The board is penning a memo to the Sag Harbor Village Board to urge legislation implementing a ban, and members want the Zoning Board of Appeals to also sign on to the idea.
“To be blunt, it’s a travesty. It needs to be stopped,” Planning Board member Larry Perrine said during the board’s June 23 virtual meeting. He said turning residences into offices goes against the conceptual ideology of the village’s planning. “It’s against the general feelings of the public, it’s against the public interest,” he added.
Because the conversions are permitted under the village code, the Planning Board cannot dismiss such applications out of hand.
“Virtually every project that’s come our way on Main Street in the last year or two has had that as a component of it — the desire to eliminate residences on the upper floor of Main Street,” Mr.

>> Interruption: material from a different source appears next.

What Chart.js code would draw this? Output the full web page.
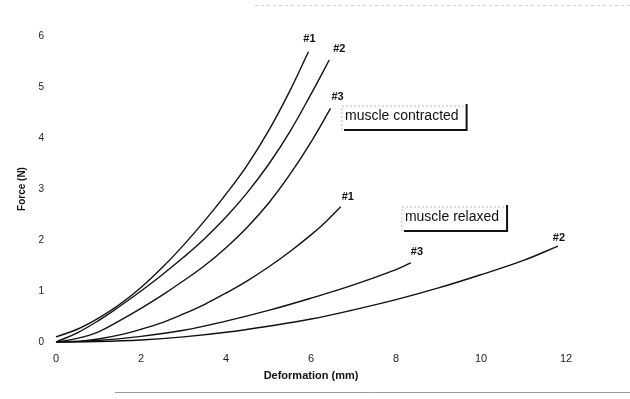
<!DOCTYPE html>
<html>
<head>
<meta charset="utf-8">
<script src="https://cdn.jsdelivr.net/npm/chart.js@4/dist/chart.umd.min.js"></script>
<style>
  html, body { margin: 0; padding: 0; background: #ffffff; }
  #wrap { width: 630px; height: 399px; position: relative; }
</style>
</head>
<body>
<div id="wrap"><canvas id="c" width="630" height="399"></canvas></div>
<script>
// ---- data ----
const xTicks = [0, 2, 4, 6, 8, 10, 12];
const yTicks = [0, 1, 2, 3, 4, 5, 6];

const contracted1X = [0, 0.5, 1, 1.5, 2, 2.5, 3, 3.5, 4, 4.5, 5, 5.5, 5.94];
const contracted1Y = [0.1, 0.25, 0.47, 0.74, 1.07, 1.46, 1.9, 2.38, 2.9, 3.47, 4.14, 4.92, 5.69];

const contracted2X = [0, 0.5, 1, 1.5, 2, 2.5, 3, 3.5, 4, 4.5, 5, 5.5, 6, 6.43];
const contracted2Y = [0, 0.18, 0.42, 0.7, 1.0, 1.32, 1.66, 2.03, 2.45, 2.93, 3.48, 4.12, 4.86, 5.53];

const contracted3X = [0, 0.5, 1, 1.5, 2, 2.5, 3, 3.5, 4, 4.5, 5, 5.5, 6, 6.46];
const contracted3Y = [0, 0.07, 0.2, 0.42, 0.66, 0.92, 1.2, 1.5, 1.85, 2.25, 2.72, 3.28, 3.92, 4.58];

const relaxed1X = [0, 0.5, 1, 1.5, 2, 2.5, 3, 3.5, 4, 4.5, 5, 5.5, 6, 6.35, 6.7];
const relaxed1Y = [0, 0.01, 0.06, 0.14, 0.25, 0.38, 0.55, 0.74, 0.96, 1.2, 1.47, 1.77, 2.1, 2.36, 2.65];

const relaxed3X = [0, 1, 2, 3, 4, 5, 6, 7, 8, 8.35];
const relaxed3Y = [0, 0.03, 0.11, 0.23, 0.41, 0.62, 0.86, 1.12, 1.42, 1.55];

const relaxed2X = [0, 1, 2, 3, 4, 5, 6, 7, 8, 9, 10, 11, 11.81];
const relaxed2Y = [0, 0.01, 0.04, 0.1, 0.19, 0.31, 0.45, 0.63, 0.83, 1.06, 1.32, 1.6, 1.88];

const seriesNames = ['#1', '#2', '#3', '#1', '#3', '#2'];
const groupLabels = ['muscle contracted', 'muscle relaxed'];
const groupLabelX = [6.8, 8.21];
const groupLabelY = [4.43, 2.45];

const xTitle = 'Deformation (mm)';
const yTitle = 'Force (N)';

// ---- build datasets ----
function pts(xs, ys) { return xs.map((x, i) => ({ x: x, y: ys[i] })); }
const allSeries = [
  pts(contracted1X, contracted1Y),
  pts(contracted2X, contracted2Y),
  pts(contracted3X, contracted3Y),
  pts(relaxed1X, relaxed1Y),
  pts(relaxed3X, relaxed3Y),
  pts(relaxed2X, relaxed2Y)
];

const datasets = allSeries.map((d, i) => ({
  label: seriesNames[i],
  data: d,
  showLine: true,
  borderColor: '#111111',
  borderWidth: 1.4,
  pointRadius: 0,
  pointHoverRadius: 0,
  fill: false,
  tension: 0.4,
  clip: false
}));

// label offsets (pixels) relative to each curve's end
const endLabelOffsets = [[1, -13], [10, -11], [7, -11], [7, -10], [6, -11], [1, -8]];

const annotate = {
  id: 'annotate',
  afterDatasetsDraw(chart) {
    const ctx = chart.ctx;
    const xs = chart.scales.x, ys = chart.scales.y;
    ctx.save();
    // end-of-curve labels
    ctx.fillStyle = '#111';
    ctx.font = 'bold 11px "Liberation Sans", Arial, sans-serif';
    ctx.textAlign = 'center';
    ctx.textBaseline = 'middle';
    allSeries.forEach((d, i) => {
      const last = d[d.length - 1];
      const px = xs.getPixelForValue(last.x) + endLabelOffsets[i][0];
      const py = ys.getPixelForValue(last.y) + endLabelOffsets[i][1];
      ctx.fillText(seriesNames[i], px, py);
    });
    // boxed group labels
    ctx.font = '14px "Liberation Sans", Arial, sans-serif';
    ctx.textAlign = 'left';
    groupLabels.forEach((t, i) => {
      const px = xs.getPixelForValue(groupLabelX[i]);
      const py = ys.getPixelForValue(groupLabelY[i]);
      const w = ctx.measureText(t).width;
      ctx.fillStyle = '#111';
      ctx.fillText(t, px, py);
      const l = px - 3, r = px + w + 8, top = py - 10, bot = py + 14;
      // faint dotted top/left
      ctx.strokeStyle = '#bbbbbb';
      ctx.lineWidth = 1;
      ctx.setLineDash([2, 2]);
      ctx.beginPath();
      ctx.moveTo(l, bot); ctx.lineTo(l, top); ctx.lineTo(r - 3, top);
      ctx.stroke();
      ctx.setLineDash([]);
      // dark shadow right/bottom
      ctx.strokeStyle = '#111';
      ctx.lineWidth = 2;
      ctx.beginPath();
      ctx.moveTo(r, top - 2); ctx.lineTo(r, bot); ctx.lineTo(l + 2, bot);
      ctx.stroke();
    });
    // faint frame remnants of the scanned figure
    ctx.strokeStyle = '#9a9a9a';
    ctx.lineWidth = 1;
    ctx.beginPath();
    ctx.moveTo(115, 392.5); ctx.lineTo(630, 392.5);
    ctx.stroke();
    ctx.strokeStyle = '#d0d0d0';
    ctx.setLineDash([3, 3]);
    ctx.beginPath();
    ctx.moveTo(255, 5.5); ctx.lineTo(630, 5.5);
    ctx.stroke();
    ctx.restore();
  }
};

new Chart(document.getElementById('c'), {
  type: 'scatter',
  data: { datasets: datasets },
  options: {
    responsive: false,
    animation: false,
    events: [],
    layout: { padding: { left: 0, right: 64, top: 36, bottom: 12 } },
    plugins: { legend: { display: false }, tooltip: { enabled: false } },
    scales: {
      x: {
        type: 'linear',
        min: 0, max: 12,
        afterBuildTicks(scale) { scale.ticks = xTicks.map(v => ({ value: v })); },
        afterFit(scale) { scale.height = 45; },
        border: { display: false },
        grid: { display: false, drawTicks: false },
        ticks: {
          padding: 10,
          color: '#222',
          font: { family: '"Liberation Sans", Arial, sans-serif', size: 11 },
          maxRotation: 0
        },
        title: {
          display: true,
          text: xTitle,
          color: '#111',
          font: { family: '"Liberation Sans", Arial, sans-serif', size: 11, weight: 'bold' },
          padding: { top: 0, bottom: 4 }
        }
      },
      y: {
        type: 'linear',
        min: 0, max: 6,
        afterBuildTicks(scale) { scale.ticks = yTicks.map(v => ({ value: v })); },
        afterFit(scale) { scale.width = 56; },
        border: { display: false },
        grid: { display: false, drawTicks: false },
        ticks: {
          padding: 12,
          color: '#222',
          font: { family: '"Liberation Sans", Arial, sans-serif', size: 10 }
        },
        title: {
          display: true,
          text: yTitle,
          color: '#111',
          font: { family: '"Liberation Sans", Arial, sans-serif', size: 10, weight: 'bold' },
          padding: { top: 16, bottom: 0 }
        }
      }
    }
  },
  plugins: [annotate]
});
</script>
</body>
</html>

Perrine said. “And I think we have to be strong, and it’s a good idea to try to hook up with the Zoning Board because they’re just as stuck as we are in the same morass.”
Planning Board Chair Kay Preston Lawson said a ban would be easy for the Village Board to adopt and would make it easier on the Planning Board when faced with such decisions.
“We’re trying to, sort of, come up with a solution for board decisions as well as, hopefully, maintaining the mixed-use character of the village,” Ms. Lawson said.
Board member Neil Slevin said, historically, there have been good intentions but not the political will to “put some muscle into it.”
The memo also calls for an initiative to encourage the development of moderate-income apartments in the village business district.